I looked at him. I'm pretty sure the rice fell off my chopsticks. It was the sort of statement I'd expect from Todd Akin, not the beautiful cello-playing Tory-hating liberal biochemist sat across the table from me.

"So she ought to be able to rectify the mistake," I said.

"What about the father? Doesn't he get a say? What if this girl gets pregnant, and six weeks later says, I'm pregnant and want an abortion, and he says no, I want us to have kids? What then?"

"She has an abortion," I said. It was a stupid question. The baby wasn't going to invade him for nine months, get in the way of all his plans, strain to breaking point her friendships and physicality. The baby wasn't going to stretch his orifices, possibly kill him giving birth, make him gain weight or swell his ankles or strain his back.
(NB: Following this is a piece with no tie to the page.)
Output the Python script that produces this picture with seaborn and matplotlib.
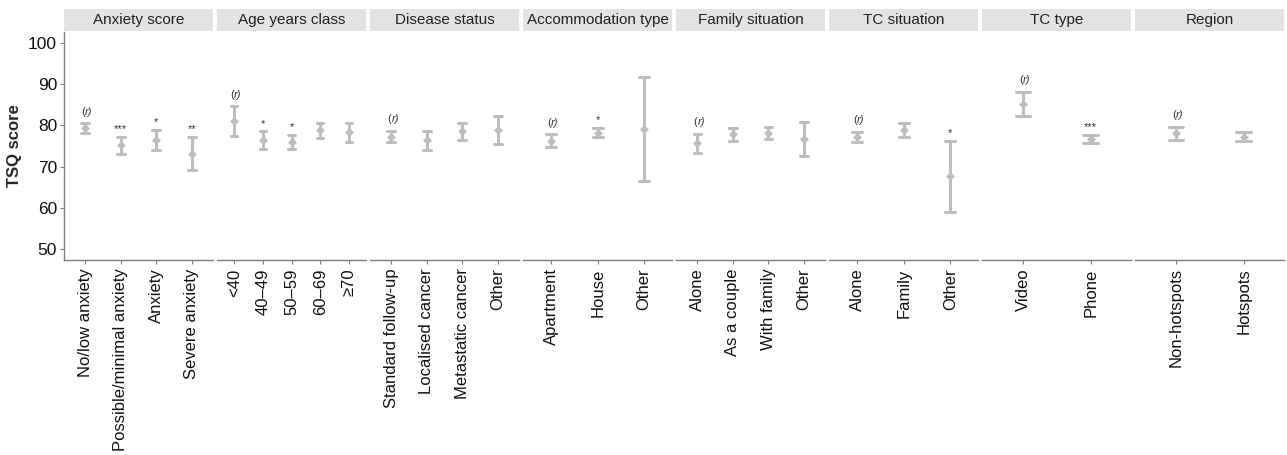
import numpy as np
import pandas as pd
import matplotlib
matplotlib.use("Agg")
import matplotlib.pyplot as plt
from matplotlib.patches import Rectangle
import seaborn as sns

panels = ["Anxiety score", "Age years class", "Disease status", "Accommodation type",
          "Family situation", "TC situation", "TC type", "Region"]

categories = [
    ["No/low anxiety", "Possible/minimal anxiety", "Anxiety", "Severe anxiety"],
    ["<40", "40\u201349", "50\u201359", "60\u201369", "\u226570"],
    ["Standard follow-up", "Localised cancer", "Metastatic cancer", "Other"],
    ["Apartment", "House", "Other"],
    ["Alone", "As a couple", "With family", "Other"],
    ["Alone", "Family", "Other"],
    ["Video", "Phone"],
    ["Non-hotspots", "Hotspots"],
]

means = [
    [79.3, 75.2, 76.5, 73.2],
    [81.2, 76.5, 76.1, 78.8, 78.4],
    [77.3, 76.5, 78.7, 78.9],
    [76.3, 78.3, 79.2],
    [75.7, 77.9, 78.2, 76.8],
    [77.2, 78.9, 67.7],
    [85.2, 76.8],
    [78.1, 77.3],
]

lower = [
    [78.1, 73.2, 74.1, 69.1],
    [77.5, 74.4, 74.4, 76.9, 76.1],
    [75.9, 74.1, 76.5, 75.5],
    [74.7, 77.1, 66.5],
    [73.3, 76.3, 76.7, 72.7],
    [75.9, 77.1, 59.0],
    [82.3, 75.7],
    [76.4, 76.3],
]

upper = [
    [80.5, 77.2, 78.9, 77.3],
    [84.7, 78.6, 77.8, 80.5, 80.5],
    [78.7, 78.7, 80.7, 82.4],
    [77.9, 79.5, 91.8],
    [78.0, 79.4, 79.7, 80.8],
    [78.4, 80.7, 76.3],
    [88.2, 77.7],
    [79.7, 78.5],
]

# reference level marked (r), stars = significance vs reference
signif = [
    ["(r)", "***", "*", "**"],
    ["(r)", "*", "*", "", ""],
    ["(r)", "", "", ""],
    ["(r)", "*", ""],
    ["(r)", "", "", ""],
    ["(r)", "", "*"],
    ["(r)", "***"],
    ["(r)", ""],
]

sns.set_style("white")
plt.rcParams["font.family"] = ["Liberation Sans", "DejaVu Sans"]

bar_color = "#bdbdbd"
axis_color = "#7f7f7f"

fig, axes = plt.subplots(1, len(panels), figsize=(12.87, 4.55), dpi=100, sharey=True)
fig.subplots_adjust(left=0.0497, right=0.998, bottom=0.4286, top=0.93, wspace=0.027)

for i, ax in enumerate(axes):
    # each category gets lower / mean / upper; median gives the mean, min-max the CI
    rows = []
    for c, lo, m, hi in zip(categories[i], lower[i], means[i], upper[i]):
        for v in (lo, m, hi):
            rows.append({"category": c, "TSQ": v})
    df = pd.DataFrame(rows)

    sns.pointplot(data=df, x="category", y="TSQ", order=categories[i], ax=ax,
                  estimator="median", errorbar=lambda v: (v.min(), v.max()),
                  color=bar_color, linestyle="none", marker="D", markersize=2.5,
                  capsize=0.22, err_kws={"linewidth": 2.2})

    n = len(categories[i])
    ax.set_xlim(-0.6, n - 0.4)
    ax.set_ylim(47.4, 102.7)

    for j, lab in enumerate(signif[i]):
        if not lab:
            continue
        if lab == "(r)":
            ax.text(j, upper[i][j] + 1.6, "(", fontsize=8, ha="right", va="bottom",
                    color="#333333")
            ax.text(j, upper[i][j] + 1.6, "r)", fontsize=8, ha="left", va="bottom",
                    color="#333333", style="italic")
        else:
            ax.text(j, upper[i][j] + 0.6, lab, fontsize=8, ha="center", va="bottom",
                    color="#333333")

    ax.set_xlabel("")
    ax.set_ylabel("")
    ax.tick_params(axis="x", rotation=90, labelsize=12, length=3, width=0.8,
                   color=axis_color, pad=3, bottom=True, labelcolor="#111111")
    ax.tick_params(axis="y", labelsize=12.5, length=3, width=0.8, color=axis_color,
                   pad=2, labelcolor="#111111")
    for s in ["top", "right", "left"]:
        ax.spines[s].set_visible(False)
    ax.spines["bottom"].set_color(axis_color)
    ax.spines["bottom"].set_linewidth(1.0)
    if i == 0:
        ax.spines["left"].set_visible(True)
        ax.spines["left"].set_color(axis_color)
        ax.spines["left"].set_linewidth(1.0)
        ax.tick_params(axis="y", left=True)
    else:
        ax.tick_params(axis="y", left=False)

    # facet strip
    ax.add_patch(Rectangle((0, 1.004), 1, 0.0965, transform=ax.transAxes,
                           facecolor="#e3e3e3", edgecolor="none", clip_on=False))
    ax.text(0.5, 1.004 + 0.0965 / 2, panels[i], transform=ax.transAxes,
            ha="center", va="center", fontsize=11, color="#222222")

axes[0].set_yticks([50, 60, 70, 80, 90, 100])
axes[0].set_ylabel("TSQ score", fontsize=12, fontweight="bold", labelpad=4)

fig.savefig("out.png", dpi=100)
"Is that it? You're throwing away a whole life because it gets in the way for nine months? Just think of the potential you're wasting!" he exclaimed. I raised my eyebrows.

"Okay," I said. "Say that couple was us. Say tonight, we get a bit carried away and fuck without protection, and in six weeks' time I'm pregnant. It's not you who's going to be pregnant. It's not you who will have all your future plans for the next almost-year fucked up. It's me. It's my body. And before the embryo turns into a foetus into a baby, it's just a part of me, which I don't want, so I have to be able to get rid of it."

He looked at me around his mouthful of egg-fried carbohydrates.

"Why are you prioritising the woman's life over the baby's?"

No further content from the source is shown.